Recalls Combat Experience
Discussing the U.S. response to the Iraqi attack on the frigate Stark, Bush recalled that he himself had been in combat during World War II. "I saw my shipmates killed, people on my own airplane killed," he said. "No one mourns the loss of those young men on the Stark more than I do.
"But having said that, we cannot let fear be our guide," he said. "We cannot run and hide. We must not let faint-hearted voices carry the day."
Bush added: "I, for one, will not cut and run from this President when the going gets tough. I'm going to stay with him, shoulder to shoulder."
The conference here was billed as an opportunity to "catch the Republican rising stars." But Bush was the only star allowed to shine on his own, as the main speaker at lunch, when he delivered his 30-minute speech.
Four other candidates--Du Pont, Haig, television evangelist Pat Robertson and New York Rep.

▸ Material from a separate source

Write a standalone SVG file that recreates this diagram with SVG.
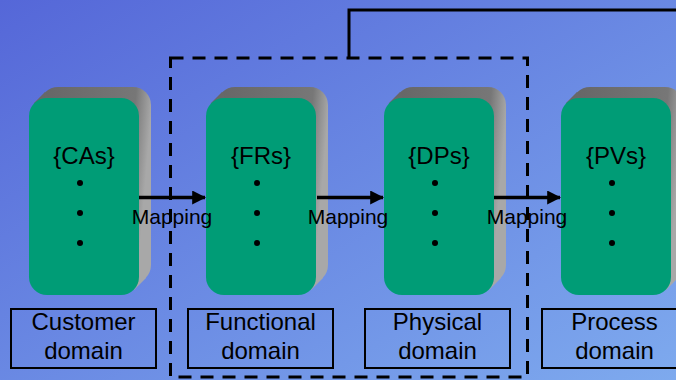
<svg xmlns="http://www.w3.org/2000/svg" width="676" height="380" viewBox="0 0 676 380">
<defs>
<linearGradient id="bg" x1="0" y1="0" x2="1" y2="1">
<stop offset="0" stop-color="#5567d8"/>
<stop offset="1" stop-color="#7eaaee"/>
</linearGradient>
<linearGradient id="gr" x1="0" y1="0" x2="1" y2="0.15">
<stop offset="0" stop-color="#666"/>
<stop offset="0.85" stop-color="#777"/>
<stop offset="1" stop-color="#a8a8a8"/>
</linearGradient>
<marker id="ah" viewBox="0 0 12 12" refX="11" refY="6" markerWidth="4" markerHeight="4" markerUnits="strokeWidth" orient="auto">
<path d="M0,0 L12,6 L0,12 Z" fill="#000"/>
</marker>
</defs>
<style>
.back{fill:url(#gr)}
.front{fill:#009c76}
.t{font-family:"Liberation Sans",Arial,sans-serif;fill:#000;text-anchor:middle}
.nt{font-size:24px}
.lt{font-size:24px}
.mt{font-size:21px}
.box{fill:none;stroke:#000;stroke-width:2}
.dot{fill:#000}
.arr{stroke:#000;stroke-width:3.5;fill:none;marker-end:url(#ah)}
</style>
<rect width="676" height="380" fill="url(#bg)"/>

<g id="node-cas">
<rect class="back" x="40" y="87" width="111" height="196" rx="18"/>
<polygon class="back" points="34,103 45,92 146,278 134,290"/>
<rect class="front" x="29" y="98" width="110" height="197" rx="18"/>
<text class="t nt" x="84" y="164">{CAs}</text>
<circle class="dot" cx="80" cy="183" r="3"/>
<circle class="dot" cx="80" cy="213" r="3"/>
<circle class="dot" cx="80" cy="243" r="3"/>
</g>
<g id="node-frs">
<rect class="back" x="217" y="87" width="111" height="196" rx="18"/>
<polygon class="back" points="211,103 222,92 323,278 311,290"/>
<rect class="front" x="206" y="98" width="110" height="197" rx="18"/>
<text class="t nt" x="261" y="164">{FRs}</text>
<circle class="dot" cx="257" cy="183" r="3"/>
<circle class="dot" cx="257" cy="213" r="3"/>
<circle class="dot" cx="257" cy="243" r="3"/>
</g>
<g id="node-dps">
<rect class="back" x="395" y="87" width="111" height="196" rx="18"/>
<polygon class="back" points="389,103 400,92 501,278 489,290"/>
<rect class="front" x="384" y="98" width="110" height="197" rx="18"/>
<text class="t nt" x="439" y="164">{DPs}</text>
<circle class="dot" cx="435" cy="183" r="3"/>
<circle class="dot" cx="435" cy="213" r="3"/>
<circle class="dot" cx="435" cy="243" r="3"/>
</g>
<g id="node-pvs">
<rect class="back" x="572" y="87" width="111" height="196" rx="18"/>
<polygon class="back" points="566,103 577,92 678,278 666,290"/>
<rect class="front" x="561" y="98" width="110" height="197" rx="18"/>
<text class="t nt" x="616" y="164">{PVs}</text>
<circle class="dot" cx="612" cy="183" r="3"/>
<circle class="dot" cx="612" cy="213" r="3"/>
<circle class="dot" cx="612" cy="243" r="3"/>
</g>

<g id="label-customer">
<rect class="box" x="11" y="309" width="145" height="59"/>
<text class="t lt" x="83.5" y="330">Customer</text>
<text class="t lt" x="83.5" y="359">domain</text>
</g>
<g id="label-functional">
<rect class="box" x="188" y="309" width="145" height="59"/>
<text class="t lt" x="260.5" y="330">Functional</text>
<text class="t lt" x="260.5" y="359">domain</text>
</g>
<g id="label-physical">
<rect class="box" x="365" y="309" width="145" height="59"/>
<text class="t lt" x="437.5" y="330">Physical</text>
<text class="t lt" x="437.5" y="359">domain</text>
</g>
<g id="label-process">
<rect class="box" x="542" y="309" width="145" height="59"/>
<text class="t lt" x="614.5" y="330">Process</text>
<text class="t lt" x="614.5" y="359">domain</text>
</g>

<g id="connectors">
<rect x="170.5" y="58" width="357" height="319" fill="none" stroke="#000" stroke-width="3" stroke-dasharray="13,9"/>
<polyline points="349,58 349,10 680,10" fill="none" stroke="#000" stroke-width="3"/>
<line class="arr" x1="139" y1="197.5" x2="205" y2="197.5"/>
<line class="arr" x1="317" y1="197.5" x2="383" y2="197.5"/>
<line class="arr" x1="494" y1="197.5" x2="560" y2="197.5"/>
<text class="t mt" x="172" y="224">Mapping</text>
<text class="t mt" x="348" y="224">Mapping</text>
<text class="t mt" x="527" y="224">Mapping</text>
</g>
</svg>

Jack Kemp--were each given 15 minutes to speak at a presidential forum later in the day. Kansas Sen. Bob Dole and former Nevada Sen. Paul Laxalt will address a similar session today for about the same length of time.
Echos Earlier Conference
This was much the same preferential treatment Bush received at a similar party conference earlier this year in New Hampshire, a fact which made Saturday's schedule here all the more irksome to his competitors.
The first to complain was Haig, who called a news conference to protest the lack of "a level playing field." Haig pointed out that Bush had 30 minutes to make the case for his candidacy against only 15 for "the also-ran candidates."
Because of the time limitation, Haig said, he had decided to postpone announcing a new farm policy proposal, which he described as a modern version of the Homestead Act. "I can't do it in 15 minutes in a cattle chute," he added.
Du Pont's criticism was lengthier and more direct. After mentioning some of his conversations with voters during his barnstorming around the country, he questioned whether Bush could get such grass-roots insights because of his privileged status as vice president.
Coffee Shop Encounters
"How does George Bush get the sort of wisdom that can be found only in the coffee shops and living rooms and county courthouses, talking to the American people?" Du Pont asked.
He suggested that Bush might strengthen his ties to reality by debating other candidates.
Du Pont pointed out that he himself had debated Democratic presidential contender Bruce Babbitt in Des Moines on Friday and noted that Kemp and Democratic Rep. Richard A. Gephardt of Missouri had agreed to debate trade policy in Iowa.
"Every candidate ought to debate every other candidate," Du Pont said. "As for George, I'd encourage him to debate anybody, because our country needs to know what he thinks about the future."
Du Pont concluded his comments on Bush with his sharpest dig of all. "You know, looking back on history," he said, "vice presidents virtually have never become, through election, presidents of the United States."
And, Du Pont added: "Based on what I heard yesterday in that debate with Bruce Babbitt, I don't know how the American people would survive a Democratic Administration. So I don't believe we Republicans can afford to lose."